--- DATA BLOCK ---

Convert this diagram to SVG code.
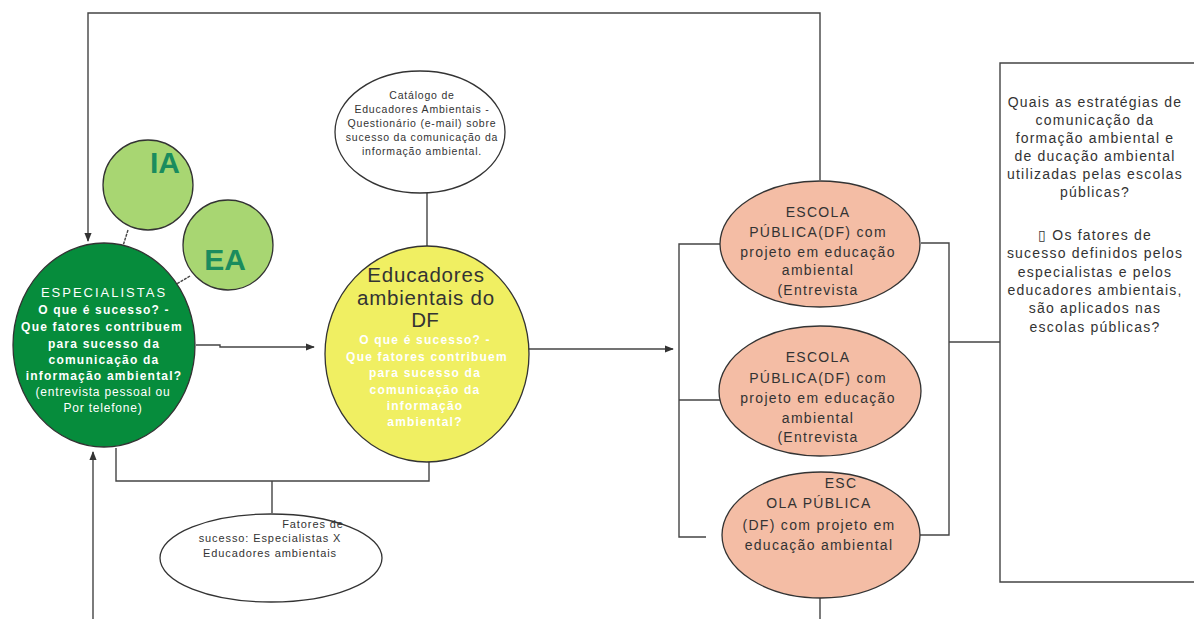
<svg xmlns="http://www.w3.org/2000/svg" width="1194" height="619" viewBox="0 0 1194 619">
<style>
.ln{fill:none;stroke:#444;stroke-width:1.4}
.el{stroke:#333;stroke-width:1.3}
.t{font-family:"Liberation Sans",Arial,sans-serif;text-anchor:middle}
.w{fill:#fff;font-weight:bold;font-size:12px;letter-spacing:1.2px}
.d{fill:#333}
.sc{font-size:14px;letter-spacing:1.3px}
.bx{font-size:14px;letter-spacing:1.2px}
</style>
<defs>
<marker id="ah" viewBox="0 0 10 10" refX="9" refY="5" markerWidth="9" markerHeight="9" markerUnits="userSpaceOnUse" orient="auto">
<path d="M0,1 L10,5 L0,9 Z" fill="#333"/>
</marker>
</defs>
<rect width="1194" height="619" fill="#fff"/>
<g id="connectors">
<path class="ln" d="M820,180 V13 H88 V241" marker-end="url(#ah)"/>
<path class="ln" d="M93,619 V452" marker-end="url(#ah)"/>
<path class="ln" d="M196,345 H220 V347 H314" marker-end="url(#ah)"/>
<path class="ln" d="M528,349 H673" marker-end="url(#ah)"/>
<path class="ln" d="M116,448 V481 H429 V462"/>
<path class="ln" d="M272,481 V513"/>
<path class="ln" d="M427,193 V246"/>
<path class="ln" d="M720,244 H679 V537 H706"/>
<path class="ln" d="M679,400 H720"/>
<path class="ln" d="M921,243 H949 V535 H920"/>
<path class="ln" d="M949,342 H1000"/>
<path class="ln" d="M820,598 V619"/>
<path class="ln" d="M128,230 L122,249" stroke-dasharray="3 1"/>
<path class="ln" d="M190,276 L165,291" stroke-dasharray="3 1"/>
</g>
<g id="ia">
<circle class="el" cx="148" cy="185" r="45" fill="#a8d672"/>
<text class="t" x="165" y="173" font-size="30" font-weight="bold" fill="#1a8c5e">IA</text>
</g>
<g id="ea">
<circle class="el" cx="228" cy="245" r="45" fill="#a8d672"/>
<text class="t" x="225" y="270" font-size="30" font-weight="bold" fill="#1a8c5e">EA</text>
</g>
<g id="especialistas">
<ellipse class="el" cx="104" cy="345" rx="91" ry="102" fill="#068c3c"/>
<text class="t" fill="#fff" font-size="13" letter-spacing="2" x="104" y="297">ESPECIALISTAS</text>
<text class="t w" x="104" y="314">O que é sucesso? -</text>
<text class="t w" x="102" y="331">Que fatores contribuem</text>
<text class="t w" x="104" y="348">para sucesso da</text>
<text class="t w" x="104" y="364">comunicação da</text>
<text class="t w" x="104" y="380">informação ambiental?</text>
<text class="t" fill="#fff" font-size="12" letter-spacing="0.8" x="103" y="396">(entrevista pessoal ou</text>
<text class="t" fill="#fff" font-size="12" letter-spacing="0.8" x="103" y="412">Por telefone)</text>
</g>
<g id="educadores">
<ellipse class="el" cx="427" cy="354" rx="102" ry="108" fill="#f0ef62"/>
<text class="t" fill="#333" font-size="20.5" letter-spacing="0.8" x="426" y="282">Educadores</text>
<text class="t" fill="#333" font-size="20.5" letter-spacing="0.8" x="426" y="305">ambientais do</text>
<text class="t" fill="#333" font-size="20.5" x="425" y="327">DF</text>
<text class="t w" x="425" y="344">O que é sucesso? -</text>
<text class="t w" x="427" y="361">Que fatores contribuem</text>
<text class="t w" x="425" y="377">para sucesso da</text>
<text class="t w" x="425" y="394">comunicação da</text>
<text class="t w" x="425" y="410">informação</text>
<text class="t w" x="425" y="426">ambiental?</text>
</g>
<g id="catalogo">
<ellipse class="el" cx="420" cy="132" rx="85" ry="61" fill="#fff"/>
<g class="t d" font-size="10.5" letter-spacing="0.8">
<text x="422" y="99">Catálogo de</text>
<text x="422" y="113">Educadores Ambientais -</text>
<text x="422" y="127">Questionário (e-mail) sobre</text>
<text x="422" y="141">sucesso da comunicação da</text>
<text x="422" y="155">informação ambiental.</text>
</g>
</g>
<g id="fatores">
<ellipse class="el" cx="271" cy="558" rx="111" ry="44" fill="#fff"/>
<g class="t d" font-size="11" letter-spacing="0.9">
<text x="313" y="528">Fatores de</text>
<text x="270" y="542">sucesso: Especialistas X</text>
<text x="270" y="557">Educadores ambientais</text>
</g>
</g>
<g id="escola1">
<ellipse class="el" cx="820" cy="244" rx="100" ry="63" fill="#f4bda5"/>
<g class="t d sc">
<text x="818" y="217">ESCOLA</text>
<text x="818" y="237">PÚBLICA(DF) com</text>
<text x="818" y="257">projeto em educação</text>
<text x="818" y="275">ambiental</text>
<text x="818" y="295">(Entrevista</text>
</g>
</g>
<g id="escola2">
<ellipse class="el" cx="820" cy="391" rx="101" ry="65" fill="#f4bda5"/>
<g class="t d sc">
<text x="818" y="362">ESCOLA</text>
<text x="818" y="383">PÚBLICA(DF) com</text>
<text x="818" y="403">projeto em educação</text>
<text x="818" y="423">ambiental</text>
<text x="818" y="442">(Entrevista</text>
</g>
</g>
<g id="escola3">
<ellipse class="el" cx="821" cy="535" rx="99" ry="63" fill="#f4bda5"/>
<g class="t d sc">
<text x="841" y="488">ESC</text>
<text x="819" y="508">OLA PÚBLICA</text>
<text x="819" y="530">(DF) com projeto em</text>
<text x="819" y="550">educação ambiental</text>
</g>
</g>
<g id="questoes">
<path d="M1194,63 H1000 V582 H1194" fill="#fff" stroke="#444" stroke-width="1.4"/>
<g class="t d bx">
<text x="1095" y="107">Quais as estratégias de</text>
<text x="1095" y="125">comunicação da</text>
<text x="1095" y="143">formação ambiental e</text>
<text x="1095" y="161">de ducação ambiental</text>
<text x="1095" y="179">utilizadas pelas escolas</text>
<text x="1095" y="197">públicas?</text>
<text x="1095" y="240">▯  Os fatores de</text>
<text x="1095" y="258">sucesso definidos pelos</text>
<text x="1095" y="277">especialistas e  pelos</text>
<text x="1095" y="295">educadores ambientais,</text>
<text x="1095" y="313">são aplicados nas</text>
<text x="1095" y="332">escolas públicas?</text>
</g>
</g>
</svg>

--- STATED GOAL ---
Reproduce all of the data exactly; the pictures do not belong in the copy.

--- EXERCISE OUTPUT ---
Convert this diagram to SVG code.
<svg xmlns="http://www.w3.org/2000/svg" width="1194" height="619" viewBox="0 0 1194 619">
<style>
.ln{fill:none;stroke:#444;stroke-width:1.4}
.el{stroke:#333;stroke-width:1.3}
.t{font-family:"Liberation Sans",Arial,sans-serif;text-anchor:middle}
.w{fill:#fff;font-weight:bold;font-size:12px;letter-spacing:1.2px}
.d{fill:#333}
.sc{font-size:14px;letter-spacing:1.3px}
.bx{font-size:14px;letter-spacing:1.2px}
</style>
<defs>
<marker id="ah" viewBox="0 0 10 10" refX="9" refY="5" markerWidth="9" markerHeight="9" markerUnits="userSpaceOnUse" orient="auto">
<path d="M0,1 L10,5 L0,9 Z" fill="#333"/>
</marker>
</defs>
<rect width="1194" height="619" fill="#fff"/>
<g id="connectors">
<path class="ln" d="M820,180 V13 H88 V241" marker-end="url(#ah)"/>
<path class="ln" d="M93,619 V452" marker-end="url(#ah)"/>
<path class="ln" d="M196,345 H220 V347 H314" marker-end="url(#ah)"/>
<path class="ln" d="M528,349 H673" marker-end="url(#ah)"/>
<path class="ln" d="M116,448 V481 H429 V462"/>
<path class="ln" d="M272,481 V513"/>
<path class="ln" d="M427,193 V246"/>
<path class="ln" d="M720,244 H679 V537 H706"/>
<path class="ln" d="M679,400 H720"/>
<path class="ln" d="M921,243 H949 V535 H920"/>
<path class="ln" d="M949,342 H1000"/>
<path class="ln" d="M820,598 V619"/>
<path class="ln" d="M128,230 L122,249" stroke-dasharray="3 1"/>
<path class="ln" d="M190,276 L165,291" stroke-dasharray="3 1"/>
</g>
<g id="ia">
<circle class="el" cx="148" cy="185" r="45" fill="#a8d672"/>
<text class="t" x="165" y="173" font-size="30" font-weight="bold" fill="#1a8c5e">IA</text>
</g>
<g id="ea">
<circle class="el" cx="228" cy="245" r="45" fill="#a8d672"/>
<text class="t" x="225" y="270" font-size="30" font-weight="bold" fill="#1a8c5e">EA</text>
</g>
<g id="especialistas">
<ellipse class="el" cx="104" cy="345" rx="91" ry="102" fill="#068c3c"/>
<text class="t" fill="#fff" font-size="13" letter-spacing="2" x="104" y="297">ESPECIALISTAS</text>
<text class="t w" x="104" y="314">O que é sucesso? -</text>
<text class="t w" x="102" y="331">Que fatores contribuem</text>
<text class="t w" x="104" y="348">para sucesso da</text>
<text class="t w" x="104" y="364">comunicação da</text>
<text class="t w" x="104" y="380">informação ambiental?</text>
<text class="t" fill="#fff" font-size="12" letter-spacing="0.8" x="103" y="396">(entrevista pessoal ou</text>
<text class="t" fill="#fff" font-size="12" letter-spacing="0.8" x="103" y="412">Por telefone)</text>
</g>
<g id="educadores">
<ellipse class="el" cx="427" cy="354" rx="102" ry="108" fill="#f0ef62"/>
<text class="t" fill="#333" font-size="20.5" letter-spacing="0.8" x="426" y="282">Educadores</text>
<text class="t" fill="#333" font-size="20.5" letter-spacing="0.8" x="426" y="305">ambientais do</text>
<text class="t" fill="#333" font-size="20.5" x="425" y="327">DF</text>
<text class="t w" x="425" y="344">O que é sucesso? -</text>
<text class="t w" x="427" y="361">Que fatores contribuem</text>
<text class="t w" x="425" y="377">para sucesso da</text>
<text class="t w" x="425" y="394">comunicação da</text>
<text class="t w" x="425" y="410">informação</text>
<text class="t w" x="425" y="426">ambiental?</text>
</g>
<g id="catalogo">
<ellipse class="el" cx="420" cy="132" rx="85" ry="61" fill="#fff"/>
<g class="t d" font-size="10.5" letter-spacing="0.8">
<text x="422" y="99">Catálogo de</text>
<text x="422" y="113">Educadores Ambientais -</text>
<text x="422" y="127">Questionário (e-mail) sobre</text>
<text x="422" y="141">sucesso da comunicação da</text>
<text x="422" y="155">informação ambiental.</text>
</g>
</g>
<g id="fatores">
<ellipse class="el" cx="271" cy="558" rx="111" ry="44" fill="#fff"/>
<g class="t d" font-size="11" letter-spacing="0.9">
<text x="313" y="528">Fatores de</text>
<text x="270" y="542">sucesso: Especialistas X</text>
<text x="270" y="557">Educadores ambientais</text>
</g>
</g>
<g id="escola1">
<ellipse class="el" cx="820" cy="244" rx="100" ry="63" fill="#f4bda5"/>
<g class="t d sc">
<text x="818" y="217">ESCOLA</text>
<text x="818" y="237">PÚBLICA(DF) com</text>
<text x="818" y="257">projeto em educação</text>
<text x="818" y="275">ambiental</text>
<text x="818" y="295">(Entrevista</text>
</g>
</g>
<g id="escola2">
<ellipse class="el" cx="820" cy="391" rx="101" ry="65" fill="#f4bda5"/>
<g class="t d sc">
<text x="818" y="362">ESCOLA</text>
<text x="818" y="383">PÚBLICA(DF) com</text>
<text x="818" y="403">projeto em educação</text>
<text x="818" y="423">ambiental</text>
<text x="818" y="442">(Entrevista</text>
</g>
</g>
<g id="escola3">
<ellipse class="el" cx="821" cy="535" rx="99" ry="63" fill="#f4bda5"/>
<g class="t d sc">
<text x="841" y="488">ESC</text>
<text x="819" y="508">OLA PÚBLICA</text>
<text x="819" y="530">(DF) com projeto em</text>
<text x="819" y="550">educação ambiental</text>
</g>
</g>
<g id="questoes">
<path d="M1194,63 H1000 V582 H1194" fill="#fff" stroke="#444" stroke-width="1.4"/>
<g class="t d bx">
<text x="1095" y="107">Quais as estratégias de</text>
<text x="1095" y="125">comunicação da</text>
<text x="1095" y="143">formação ambiental e</text>
<text x="1095" y="161">de ducação ambiental</text>
<text x="1095" y="179">utilizadas pelas escolas</text>
<text x="1095" y="197">públicas?</text>
<text x="1095" y="240">▯  Os fatores de</text>
<text x="1095" y="258">sucesso definidos pelos</text>
<text x="1095" y="277">especialistas e  pelos</text>
<text x="1095" y="295">educadores ambientais,</text>
<text x="1095" y="313">são aplicados nas</text>
<text x="1095" y="332">escolas públicas?</text>
</g>
</g>
</svg>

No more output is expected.